Ruth Suckow, Iowa novelist, recorded the lives of people on the farms anf in the small towns of Iowa in the 1920s and 1930s. Her best known book is The Folks.
The John Wood Case is her last novel, published in 1959, a year before she died. Set in the early years of the 20th century, it shows us the reactions of middle class, church-going folks in a small Iowa town to a serious misdeed by one of their own. The story is not really about John Wood – who steals from the employer who trusts him – but about those around him who must address the financial and psychological consequences.
The story opens slowly and shifts from character to character, as Suckow introduces each, one by one.
The minister stood a little aside during the singing, not wanting to look at Mae too obviously – thinking also of his Sunday-school lesson, which dealt today with the Book of Job, with which he himself had had much trouble when he was the age of the boys in his class. He was not afraid of sharp questioning, believed in giving his Sunday-school class his “best thinking,” and could not have answered in the rigid and sonorous stereotypes with which his father and grandfather had often silenced him. Yet he had been raised in the iron grip of those stereotypes and could not help feeling himself to be a sinner even though he did not believe that he was sinning when he spoke the truth as he saw it, quite otherwise.

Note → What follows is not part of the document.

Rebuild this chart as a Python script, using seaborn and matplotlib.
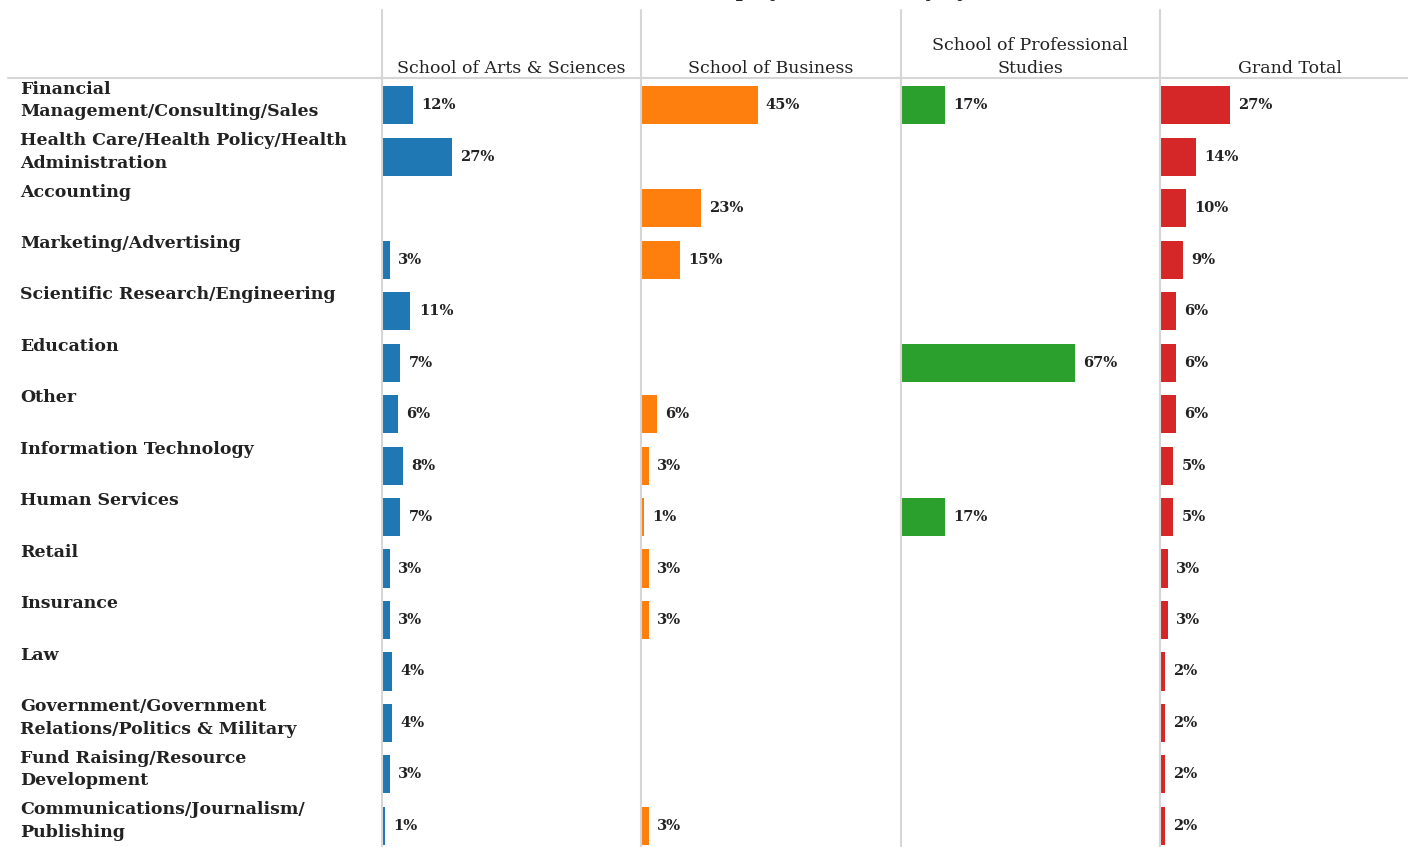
import pandas as pd
import numpy as np
import matplotlib
matplotlib.use('Agg')
import matplotlib.pyplot as plt
import matplotlib.transforms as mtransforms
from matplotlib.lines import Line2D
import seaborn as sns

# Data (percent of students per industry)
industries = [
    'Financial\nManagement/Consulting/Sales',
    'Health Care/Health Policy/Health\nAdministration',
    'Accounting',
    'Marketing/Advertising',
    'Scientific Research/Engineering',
    'Education',
    'Other',
    'Information Technology',
    'Human Services',
    'Retail',
    'Insurance',
    'Law',
    'Government/Government\nRelations/Politics & Military',
    'Fund Raising/Resource\nDevelopment',
    'Communications/Journalism/\nPublishing',
]
schools = ['School of Arts & Sciences', 'School of Business',
           'School of Professional\nStudies', 'Grand Total']
arts = [12, 27, np.nan, 3, 11, 7, 6, 8, 7, 3, 3, 4, 4, 3, 1]
business = [45, np.nan, 23, 15, np.nan, np.nan, 6, 3, 1, 3, 3, np.nan, np.nan, np.nan, 3]
professional = [17, np.nan, np.nan, np.nan, np.nan, 67, np.nan, np.nan, 17,
                np.nan, np.nan, np.nan, np.nan, np.nan, np.nan]
grand_total = [27, 14, 10, 9, 6, 6, 6, 5, 5, 3, 3, 2, 2, 2, 2]
colors = ['#1f77b4', '#ff7f0e', '#2ca02c', '#d62728']

df = pd.DataFrame({'industry': industries, schools[0]: arts, schools[1]: business,
                   schools[2]: professional, schools[3]: grand_total})

sns.set_style('white')
plt.rcParams['font.family'] = ['DejaVu Serif']

W, H = 1408, 847
fig = plt.figure(figsize=(W / 100, H / 100), dpi=100)

panel_left = [382, 641, 901, 1160]
panel_w = 259
top_px = 78
grid_c = '#d6d6d6'

axes = []
for i, school in enumerate(schools):
    ax = fig.add_axes([panel_left[i] / W, 0, panel_w / W, (H - top_px) / H])
    sub = df[['industry', school]].dropna()
    sns.barplot(data=sub, x=school, y='industry', order=industries, color=colors[i],
                width=0.74, orient='h', ax=ax, saturation=1, linewidth=0)
    ax.set_xlim(0, 100)
    ax.set_ylim(14.41, -0.53)
    ax.set_xlabel('')
    ax.set_ylabel('')
    ax.set_xticks([])
    ax.set_yticks([])
    for s in ax.spines.values():
        s.set_visible(False)
    for c in ax.containers:
        ax.bar_label(c, labels=[f'{v:.0f}%' for v in c.datavalues], padding=6,
                     fontsize=10.5, fontweight='bold', color='#222222')
    # column header
    hdr_y = (H - top_px + 1) / H
    fig.text((panel_left[i] + panel_w / 2) / W, hdr_y, school, ha='center', va='bottom',
             fontsize=12.5, color='#222222', linespacing=1.5)
    axes.append(ax)

# left row labels
ax0 = axes[0]
trans = mtransforms.blended_transform_factory(fig.transFigure, ax0.transData)
for j, name in enumerate(industries):
    ax0.text(20 / W, j - 0.48, name, transform=trans, ha='left', va='top',
             fontsize=12.5, fontweight='bold', color='#222222', linespacing=1.42,
             clip_on=False)

# grid lines
for x in panel_left:
    fig.add_artist(Line2D([x / W, x / W], [0, (H - 10) / H], color=grid_c, lw=1.5))
fig.add_artist(Line2D([8 / W, 1], [(H - top_px) / H] * 2, color=grid_c, lw=1.5))

# title (clipped at the top edge in the reference)
fig.text(700 / W, (H + 3) / H, 'Employment Industry by School', ha='left',
         va='baseline', fontsize=14, fontweight='bold', color='#222222')

fig.savefig('out.png', dpi=100)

As my writing instructor often said, “too much telling, not enough showing.”
The person we learn the least about is John Wood himself; his is the only interior life we are never shown. The story mostly centers on Philip, the son of John Wood, about to finish high school where he has been a well-liked leader. The family is not particularly well off and his mother is a semi-invalid, but they love each other and great things are expected of Philip, not least by himself. How he and the family friends and acquaintances react was believable enough. It’s carefully constructed, but had little emotional impact on me. I found the story rather detached, partaking of some of those stereotypes that the young minister tried so hard to escape.